COSAS DE DIOS

El cura y el ladrón

¿Cómo actuaría si llega a su casa y le cuentan que un ladrón le robó y, además, violó algo que usted considera sagrado? ¿Gritos, improperios y sed de venganza? Así actuaríamos la mayoría. Pero un sacerdote me ofreció una lección gratis de que, cuando los criminales hacen su trabajo, los cristianos debemos hacer el nuestro. A cada quien le corresponde mostrar a quién sirve.

El ladrón llegó de noche, sin romper puertas ni ventanas. El lugar que fue a saquear estaba abierto, como debe estarlo la casa de Dios, para todos, incluso para los ladrones. Fue fácil. Penetró al Santísimo, donde está expuesta la Hostia Consagrada y, para su fortuna, estaba libre el banco, pegado a la pared, delante del cual se encontraba colocada una urna de madera, cerrada por detrás con cerradura, que decía “Limosna”.
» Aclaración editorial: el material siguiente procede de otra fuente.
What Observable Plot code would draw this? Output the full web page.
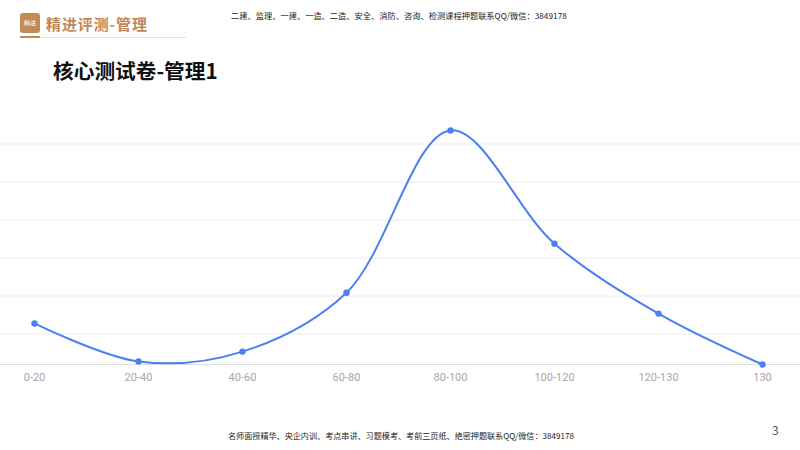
<!DOCTYPE html>
<html>
<head>
<meta charset="utf-8">
<script src="https://cdn.jsdelivr.net/npm/d3@7"></script>
<script src="https://cdn.jsdelivr.net/npm/@observablehq/plot@0.6"></script>
<style>
  html, body { margin: 0; padding: 0; background: #fff; }
  body { width: 800px; height: 450px; position: relative; overflow: hidden; font-family: "Noto Sans CJK SC", "Noto Sans", sans-serif; }
  .abs { position: absolute; white-space: nowrap; }
  #logo { left: 20px; top: 13px; width: 20px; height: 20px; background: #c28b55; border-radius: 3px; color: #fff; font-size: 6px; line-height: 20px; text-align: center; }
  #brand { left: 46px; top: 13px; font-size: 15px; font-weight: bold; color: #c2885a; line-height: 22px; letter-spacing: 0.9px; }
  #ul1 { left: 20px; top: 36px; width: 20px; height: 2px; background: #c28b55; }
  #ul2 { left: 40px; top: 37px; width: 146px; height: 1px; background: #e2e2e2; }
  #topnote { left: 231px; top: 9px; font-size: 8.2px; color: #222; line-height: 12px; letter-spacing: 0.05px; }
  #title { left: 53px; top: 56px; font-size: 20.7px; font-weight: bold; color: #111; line-height: 28px; }
  #chart { left: 0; top: 100px; }
  #foot { left: 228px; top: 430px; font-size: 8.1px; color: #222; line-height: 12px; }
  #page { left: 772px; top: 422px; font-size: 12px; color: #555; line-height: 16px; }
</style>
</head>
<body>
<div class="abs" id="logo">精进</div>
<div class="abs" id="brand">精进评测-管理</div>
<div class="abs" id="ul1"></div>
<div class="abs" id="ul2"></div>
<div class="abs" id="topnote">二建、监理、一建、一造、二造、安全、消防、咨询、检测课程押题联系QQ/微信：3849178</div>
<div class="abs" id="title">核心测试卷-管理1</div>
<div class="abs" id="chart"></div>
<div class="abs" id="foot">名师面授精华、央企内训、考点串讲、习题模考、考前三页纸、绝密押题联系QQ/微信：3849178</div>
<div class="abs" id="page">3</div>
<script>
const categories = ["0-20", "20-40", "40-60", "60-80", "80-100", "100-120", "120-130", "130"];
const values = [10.8, 0.8, 3.4, 18.9, 61.6, 31.8, 13.4, 0];
const gridValues = [8, 18, 28, 38, 48, 58];

const data = categories.map((c, i) => ({cat: c, v: values[i]}));

const chart = Plot.plot({
  width: 800,
  height: 300,
  marginLeft: 32,
  marginRight: 36,
  marginTop: 17,
  marginBottom: 36,
  style: {fontFamily: "Roboto, 'Noto Sans', sans-serif", fontSize: "11px", background: "transparent"},
  x: {type: "point", domain: categories, padding: 0, label: null},
  y: {domain: [0, 65], axis: null},
  marks: [
    Plot.ruleY(gridValues, {stroke: "#ececec", strokeWidth: 1, insetLeft: -32, insetRight: -36}),
    Plot.ruleY([0], {stroke: "#dedede", strokeWidth: 1, insetLeft: -32, insetRight: -36}),
    Plot.axisX({tickSize: 0, tickPadding: 9, color: "#a6a6a6", fontSize: 11, label: null}),
    Plot.line(data, {x: "cat", y: "v", stroke: "#4a80ef", strokeWidth: 2, curve: "catmull-rom"}),
    Plot.dot(data, {x: "cat", y: "v", fill: "#4a80ef", r: 3.2})
  ]
});
document.getElementById("chart").appendChild(chart);
</script>
</body>
</html>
Calmado, sin mostrar la menor perturbación, el ladrón forzó la cerradura, mientras decenas de creyentes participaban en una actividad a escasos metros suyo y una señora rezaba en el banco de al lado. A ella le llamó la atención el ruido de papeles que, cada tanto, producía aquel hombre mayor que se había sentado allí con un maletín. Era eso, el maletín, lo que le llamaba la atención, junto al ruido de papeles, y le hizo levantar varias veces la cabeza. Pero, cuando ella lo miraba, el hombre del maletín negro se quedaba inmóvil, como si meditara.

Tras saquear a medias la urna de la limosna, el ladrón se marchó como llegó, silencioso y cargando su maletín. Minutos después, unas fieles notaron que la urna estaba abierta. Entonces, la vecina de banco del ladrón entendió que el ruido, que ella atribuía a papeles que él debía llevar en el maletín, correspondía al de las papeletas que los feligreses habían ofrendado y que este hombre robó sin amilanarse. Descubierto el robo, el guardia de seguridad de la iglesia, porque hay uno y también cámaras de vigilancia, avisó al sacerdote que, al enterarse, llegó hasta el Santísimo. Y el comportamiento del Cura, en ese momento, fue lo que dio pie a este escrito.

Como es lógico, todas las presentes en el Santísimo estaban alarmadas por lo ocurrido. El padre llega y se arrodilla, como manda el lugar, sin apresuramiento alguno. Escucha lo sucedido y, sin pedir detalles, responde: “No ha pasado nada, sigan rezando”. Revisa la urna. La saca para evitar que alguien le eche más dinero, sin reparar en que está abierta. Entonces, se vuelve a arrodillar. Antes de salir, repite, “sigan rezando”. Se va.

La serenidad del ladrón para el mal resultó tan sorprendente, como la ecuanimidad del sacerdote ante el robo y la violación de un lugar santo.

A ninguno de los dos los detuvo, en sus propósitos, los problemas encontrados. Al ladrón, ni la Hostia Consagrada, ni los fieles presentes, ni la vecina de asiento, ni la cámara de seguridad, ni el guardián armado, lo disuadieron de robar. Al cura, ni el que lo recibieran con tan mala noticia, acababa de llegar de una actividad, ni la alarma de las fieles, ni la violación de un lugar sagrado, ni el robo, le hicieron variar su enfoque, el Santísimo es para rezar, no importa lo que ocurra, hay que seguir rezando. Y así se hizo.